Published in Vitamin PH. Phaidon Press inc., Rodrigo Alonso, 2006

Surpassing mere glossy seduction, Esteban Pastorino Díaz explores the fundamentals of how photographic images are produced: the far-reaching metaphors and meanings embedded in the process of creation itself. His photographs are the outcome of an ongoing experimentation with imagemaking processes and their relation to depicted reality. Through mechanical camera modifications and other tricks, he unfurls new possibilities for photography, which in turn reveal unusual approaches to viewing and comprehending the world.

For each series Pastorino Díaz designs a precise photographic device. He gained recognition following a series of elongated urban landscapes created with a camera adapted to expose the whole film continuously in each shot. The camera was attached to a car driven by the artist, so he could neither frame nor compose the final images. The photographs were in fact produced by the device itself; the artist was involved only at the very end of the process. Movement and time are imprinted on these pictures as much as people, buildings and objects. Defying central perspective, they develop the "decisive moment" -the core of photographic practice according to Henri Cartier-Bresson- on to space, transforming time into a linear succession of entrapped moments. Sometimes movement acquires a physical presence, as in Marathon (2004), where the runners' feet leave their trails imprinted on the photograph, reminiscent of Étienne-Jules Marey's chronophotographs and futuristic paintings. Sometimes movement dissolves the figures, turning them into a dizzy presence or a passing ghost. At other times the objects appear curiously sharp and defined, creating a conflict between the whole and its parts: focusing on details erases a sense of the whole picture, while heeding the complete Image forces its components to dissolve. In any case, the city becomes like a river, everything fluid within it. Not surprisingly Venice plays a part in this series.
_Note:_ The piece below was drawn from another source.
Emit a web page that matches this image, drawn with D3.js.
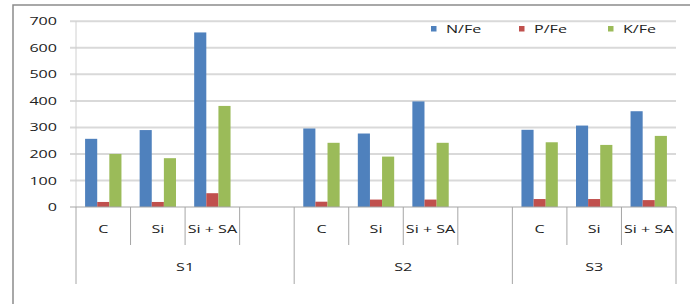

More recently Pastorino Díaz has been working on aerial photographs taken by a remote-controlled camera mounted on a kite. Again, chance is a key feature in this series: the artist can see the images only after the film is developed, so his control is reduced to the final selection of the prints. Even when he manages to capture the decisive moment, no subjectivity, no personal view is imposed on the pictures; instead the gaze is that of a distant camera, modelled by the soft edges of the less. The photographs show suburban areas from a low altitude, at just the point where things begin to took unreal. Cars, planes and boats seem like toys, houses like pieces of an architectural model. The selection of particularly ordered places and the frequent absence of people reinforce this impression. Even when the pictures have been taken in motion, everything is perfectly quiet, as if stillness and solitude were attributes of these places-no doubt a camera effect, but, in the realm of photography, what is reality other than a camera effect?